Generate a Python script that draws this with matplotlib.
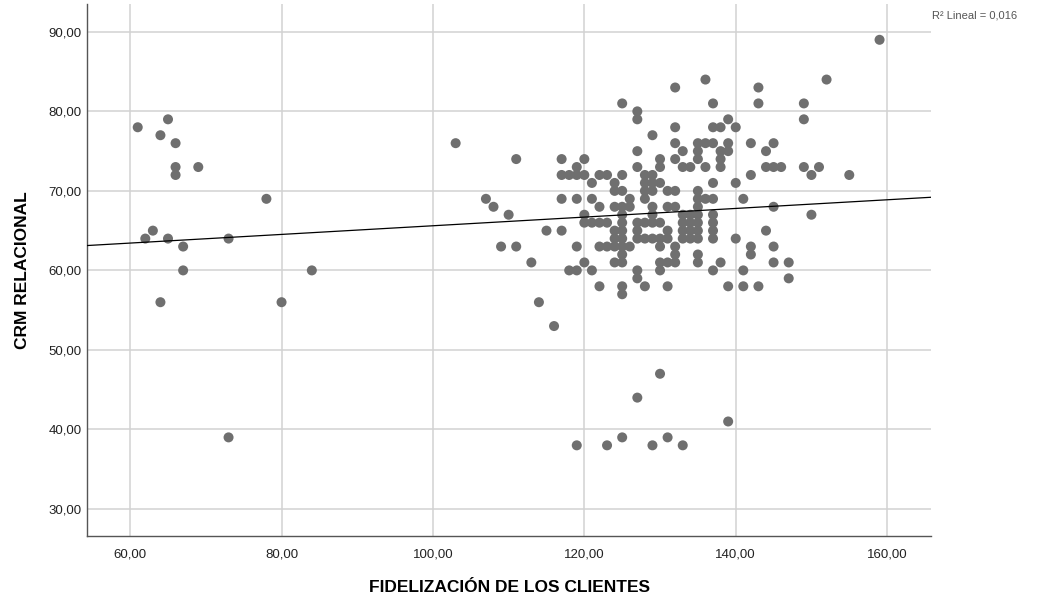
import numpy as np
import matplotlib
matplotlib.use("Agg")
import matplotlib.pyplot as plt
from matplotlib.ticker import FuncFormatter

plt.rcParams['font.family'] = ['Liberation Sans', 'DejaVu Sans']

# points, grouped by CRM RELACIONAL value (y) -> list of FIDELIZACION values (x)
rows = {
    89: [159],
    84: [136, 152],
    83: [132, 143],
    81: [125, 137, 143, 149],
    80: [127],
    79: [65, 127, 139, 149],
    78: [61, 132, 137, 138, 140],
    77: [64, 129],
    76: [66, 103, 132, 135, 136, 137, 139, 142, 145],
    75: [127, 133, 135, 138, 139, 144],
    74: [111, 117, 120, 130, 132, 135, 138],
    73: [66, 69, 119, 127, 130, 133, 134, 136, 138, 144, 145, 146, 149, 151],
    72: [66, 117, 118, 119, 120, 122, 123, 125, 128, 129, 142, 150, 155],
    71: [121, 124, 128, 129, 130, 137, 140],
    70: [124, 125, 128, 129, 131, 132, 135],
    69: [78, 107, 117, 119, 121, 126, 128, 135, 136, 137, 141],
    68: [108, 122, 124, 125, 126, 129, 131, 132, 135, 145],
    67: [110, 120, 125, 129, 133, 134, 135, 137, 150],
    66: [120, 121, 122, 123, 125, 127, 128, 129, 130, 133, 134, 135, 137],
    65: [63, 115, 117, 124, 125, 127, 131, 133, 134, 135, 137, 144],
    64: [62, 65, 73, 124, 125, 127, 128, 129, 130, 131, 133, 134, 135, 137, 140],
    63: [67, 109, 111, 119, 122, 123, 124, 125, 126, 130, 132, 142, 145],
    62: [125, 132, 135, 142],
    61: [113, 120, 124, 125, 130, 131, 132, 135, 138, 145, 147],
    60: [67, 84, 118, 119, 121, 127, 130, 137, 141],
    59: [127, 147],
    58: [122, 125, 128, 131, 139, 141, 143],
    57: [125],
    56: [64, 80, 114],
    53: [116],
    47: [130],
    44: [127],
    41: [139],
    39: [73, 125, 131],
    38: [119, 123, 129, 133],
}

fidelizacion = np.array([x for y, xs in rows.items() for x in xs], dtype=float)
crm = np.array([y for y, xs in rows.items() for x in xs], dtype=float)

x_ticks = [60, 80, 100, 120, 140, 160]
y_ticks = [30, 40, 50, 60, 70, 80, 90]

fig = plt.figure(figsize=(10.42, 6.0), dpi=100)
ax = fig.add_axes([0.0835, 0.1067, 0.81, 0.8866])

ax.scatter(fidelizacion, crm, s=52, color='#6f6f6f', edgecolors='none', zorder=3)

# linear fit
slope, intercept = np.polyfit(fidelizacion, crm, 1)
xl = np.array([54.3, 165.8])
ax.plot(xl, intercept + slope * xl, color='black', lw=0.9, zorder=4)

ax.set_xlim(54.3, 165.8)
ax.set_ylim(26.6, 93.5)
ax.set_xticks(x_ticks)
ax.set_yticks(y_ticks)
fmt = FuncFormatter(lambda v, p: f"{v:.2f}".replace('.', ','))
ax.xaxis.set_major_formatter(fmt)
ax.yaxis.set_major_formatter(fmt)
ax.grid(True, color='#d2d2d2', lw=1.1, zorder=0)
ax.set_axisbelow(True)
ax.tick_params(length=0, labelsize=9.5, labelcolor='#222222', pad=4)
ax.tick_params(axis='x', pad=9)

for s in ['top', 'right']:
    ax.spines[s].set_visible(False)
for s in ['left', 'bottom']:
    ax.spines[s].set_color('#555555')
    ax.spines[s].set_linewidth(1.0)

ax.set_xlabel('FIDELIZACIÓN DE LOS CLIENTES', fontsize=12.5, fontweight='bold', labelpad=14)
ax.set_ylabel('CRM RELACIONAL', fontsize=12.5, fontweight='bold', labelpad=13)

fig.text(0.894, 0.974, 'R² Lineal = 0,016', fontsize=8, color='#555555', ha='left', va='center')

fig.savefig('out.png', dpi=100)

========================

◆ **Directions for this task**: Reproduce the material above from its first line through the line containing "plt.rcParams['font.family'] = ['Liberation", both ends included, and skip every picture.

◆ **Answer to this problem**:
Generate a Python script that draws this with matplotlib.
import numpy as np
import matplotlib
matplotlib.use("Agg")
import matplotlib.pyplot as plt
from matplotlib.ticker import FuncFormatter

plt.rcParams['font.family'] = ['Liberation Sans', 'DejaVu Sans']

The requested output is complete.